[TO DO]: Copy out the data below as written; omit any images.

[PROVIDED DATA]:
┄┄┄┄┄┄┄┄┄┄┄┄┄┄┄┄┄┄┄┄

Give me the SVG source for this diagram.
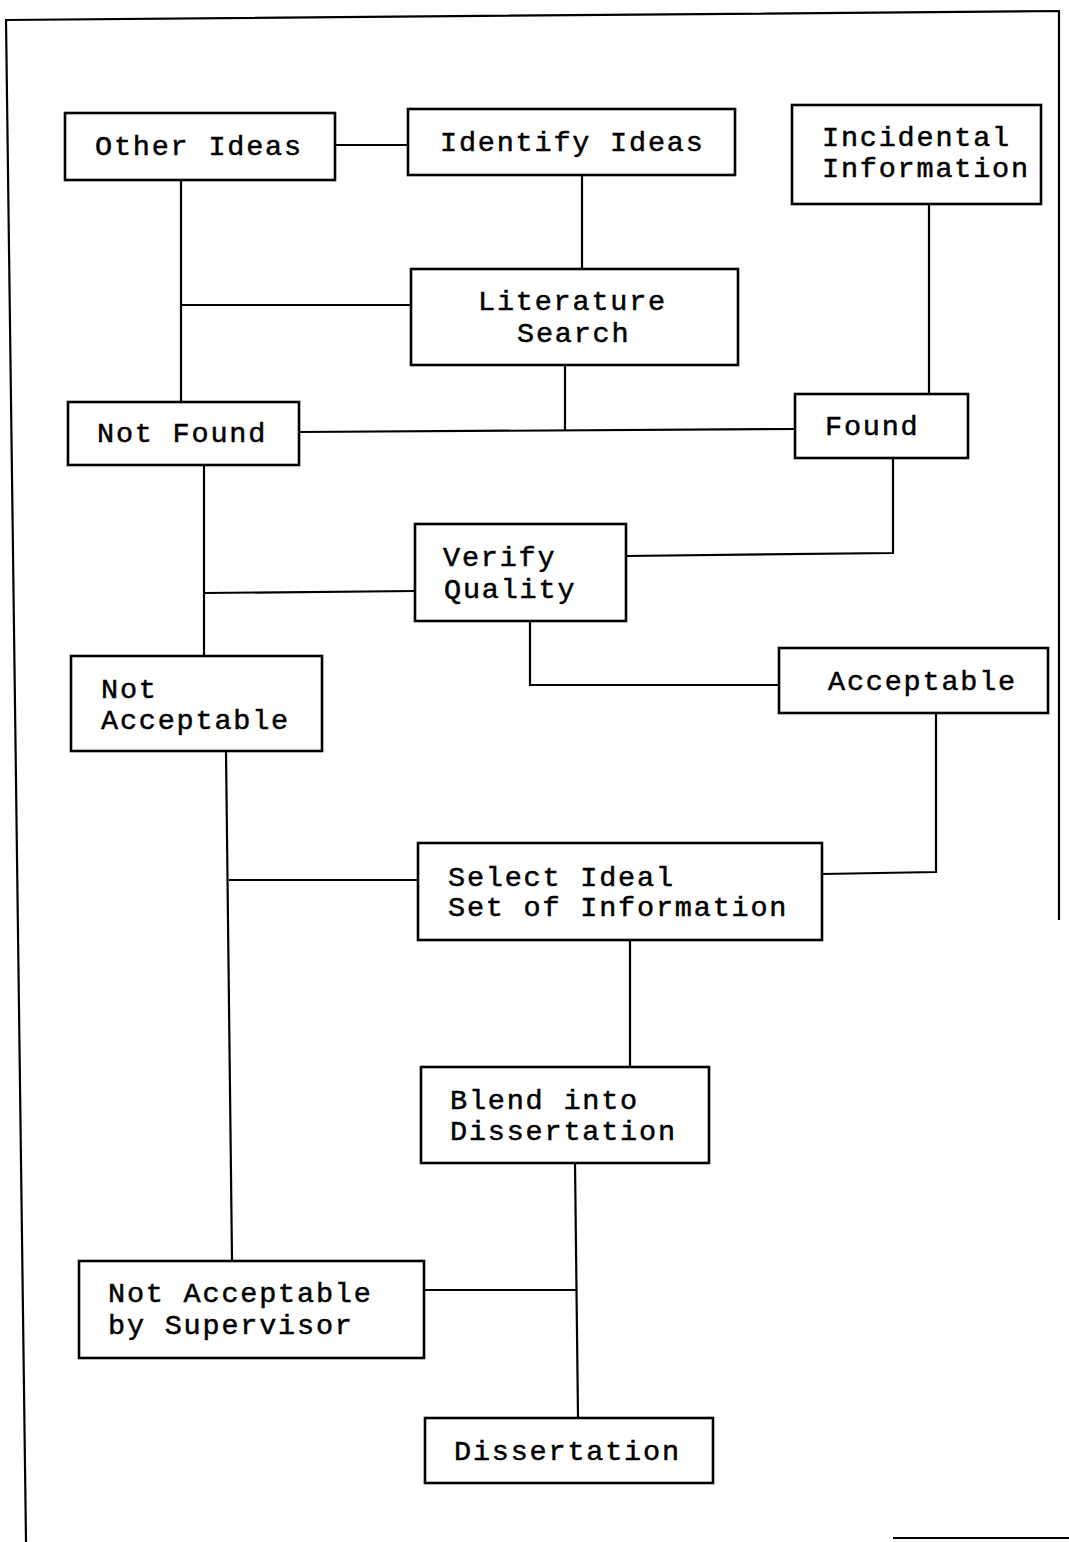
<svg xmlns="http://www.w3.org/2000/svg" width="1069" height="1542" viewBox="0 0 1069 1542">
<style>
.box{fill:#fff;stroke:#000;stroke-width:2.6}
.c{fill:none;stroke:#000;stroke-width:2.2}
.frame{fill:none;stroke:#000;stroke-width:2.2}
text{font-family:"Liberation Mono","DejaVu Sans Mono",monospace;font-size:28.5px;letter-spacing:1.8px;fill:#000;stroke:#000;stroke-width:0.5}
</style>
<rect width="1069" height="1542" fill="#fff"/>
<g id="frame">
<path class="frame" d="M5,20 L1060,11 M6,20 L26,1542 M1059,11 L1059,920 M893,1538 L1069,1538"/>
</g>
<g id="connectors">
<path class="c" d="M335,145 H408"/>
<path class="c" d="M582,175 V268"/>
<path class="c" d="M181,180 V401"/>
<path class="c" d="M181,305 H411"/>
<path class="c" d="M565,365 V431"/>
<path class="c" d="M299,432 L795,429"/>
<path class="c" d="M929,204 V393"/>
<path class="c" d="M893,458 V553 L626,556"/>
<path class="c" d="M204,465 V655"/>
<path class="c" d="M204,593 L415,591"/>
<path class="c" d="M530,621 V685 H779"/>
<path class="c" d="M936,713 V872 L822,874"/>
<path class="c" d="M226,751 L232,1260"/>
<path class="c" d="M229,880 H418"/>
<path class="c" d="M630,940 V1066"/>
<path class="c" d="M575,1163 L578,1417"/>
<path class="c" d="M424,1290 H576"/>
</g>
<g id="other-ideas"><rect class="box" x="65" y="113" width="270" height="67"/><text x="95" y="155">Other Ideas</text></g>
<g id="identify-ideas"><rect class="box" x="408" y="109" width="327" height="66"/><text x="440" y="151">Identify Ideas</text></g>
<g id="incidental-information"><rect class="box" x="792" y="105" width="249" height="99"/><text x="822" y="146">Incidental</text><text x="822" y="177">Information</text></g>
<g id="literature-search"><rect class="box" x="411" y="269" width="327" height="96"/><text x="478" y="310">Literature</text><text x="517" y="342">Search</text></g>
<g id="not-found"><rect class="box" x="68" y="402" width="231" height="63"/><text x="97" y="442">Not Found</text></g>
<g id="found"><rect class="box" x="795" y="394" width="173" height="64"/><text x="825" y="435">Found</text></g>
<g id="verify-quality"><rect class="box" x="415" y="524" width="211" height="97"/><text x="443" y="566">Verify</text><text x="444" y="598">Quality</text></g>
<g id="acceptable"><rect class="box" x="779" y="648" width="269" height="65"/><text x="828" y="690">Acceptable</text></g>
<g id="not-acceptable"><rect class="box" x="71" y="656" width="251" height="95"/><text x="101" y="698">Not</text><text x="101" y="729">Acceptable</text></g>
<g id="select-ideal"><rect class="box" x="418" y="843" width="404" height="97"/><text x="448" y="886">Select Ideal</text><text x="448" y="916">Set of Information</text></g>
<g id="blend"><rect class="box" x="421" y="1067" width="288" height="96"/><text x="450" y="1109">Blend into</text><text x="450" y="1140">Dissertation</text></g>
<g id="not-acceptable-supervisor"><rect class="box" x="79" y="1261" width="345" height="97"/><text x="108" y="1302">Not Acceptable</text><text x="108" y="1334">by Supervisor</text></g>
<g id="dissertation"><rect class="box" x="425" y="1418" width="288" height="65"/><text x="454" y="1460">Dissertation</text></g>
</svg>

┄┄┄┄┄┄┄┄┄┄┄┄┄┄┄┄┄┄┄┄

[TASK OUTPUT]:
Give me the SVG source for this diagram.
<svg xmlns="http://www.w3.org/2000/svg" width="1069" height="1542" viewBox="0 0 1069 1542">
<style>
.box{fill:#fff;stroke:#000;stroke-width:2.6}
.c{fill:none;stroke:#000;stroke-width:2.2}
.frame{fill:none;stroke:#000;stroke-width:2.2}
text{font-family:"Liberation Mono","DejaVu Sans Mono",monospace;font-size:28.5px;letter-spacing:1.8px;fill:#000;stroke:#000;stroke-width:0.5}
</style>
<rect width="1069" height="1542" fill="#fff"/>
<g id="frame">
<path class="frame" d="M5,20 L1060,11 M6,20 L26,1542 M1059,11 L1059,920 M893,1538 L1069,1538"/>
</g>
<g id="connectors">
<path class="c" d="M335,145 H408"/>
<path class="c" d="M582,175 V268"/>
<path class="c" d="M181,180 V401"/>
<path class="c" d="M181,305 H411"/>
<path class="c" d="M565,365 V431"/>
<path class="c" d="M299,432 L795,429"/>
<path class="c" d="M929,204 V393"/>
<path class="c" d="M893,458 V553 L626,556"/>
<path class="c" d="M204,465 V655"/>
<path class="c" d="M204,593 L415,591"/>
<path class="c" d="M530,621 V685 H779"/>
<path class="c" d="M936,713 V872 L822,874"/>
<path class="c" d="M226,751 L232,1260"/>
<path class="c" d="M229,880 H418"/>
<path class="c" d="M630,940 V1066"/>
<path class="c" d="M575,1163 L578,1417"/>
<path class="c" d="M424,1290 H576"/>
</g>
<g id="other-ideas"><rect class="box" x="65" y="113" width="270" height="67"/><text x="95" y="155">Other Ideas</text></g>
<g id="identify-ideas"><rect class="box" x="408" y="109" width="327" height="66"/><text x="440" y="151">Identify Ideas</text></g>
<g id="incidental-information"><rect class="box" x="792" y="105" width="249" height="99"/><text x="822" y="146">Incidental</text><text x="822" y="177">Information</text></g>
<g id="literature-search"><rect class="box" x="411" y="269" width="327" height="96"/><text x="478" y="310">Literature</text><text x="517" y="342">Search</text></g>
<g id="not-found"><rect class="box" x="68" y="402" width="231" height="63"/><text x="97" y="442">Not Found</text></g>
<g id="found"><rect class="box" x="795" y="394" width="173" height="64"/><text x="825" y="435">Found</text></g>
<g id="verify-quality"><rect class="box" x="415" y="524" width="211" height="97"/><text x="443" y="566">Verify</text><text x="444" y="598">Quality</text></g>
<g id="acceptable"><rect class="box" x="779" y="648" width="269" height="65"/><text x="828" y="690">Acceptable</text></g>
<g id="not-acceptable"><rect class="box" x="71" y="656" width="251" height="95"/><text x="101" y="698">Not</text><text x="101" y="729">Acceptable</text></g>
<g id="select-ideal"><rect class="box" x="418" y="843" width="404" height="97"/><text x="448" y="886">Select Ideal</text><text x="448" y="916">Set of Information</text></g>
<g id="blend"><rect class="box" x="421" y="1067" width="288" height="96"/><text x="450" y="1109">Blend into</text><text x="450" y="1140">Dissertation</text></g>
<g id="not-acceptable-supervisor"><rect class="box" x="79" y="1261" width="345" height="97"/><text x="108" y="1302">Not Acceptable</text><text x="108" y="1334">by Supervisor</text></g>
<g id="dissertation"><rect class="box" x="425" y="1418" width="288" height="65"/><text x="454" y="1460">Dissertation</text></g>
</svg>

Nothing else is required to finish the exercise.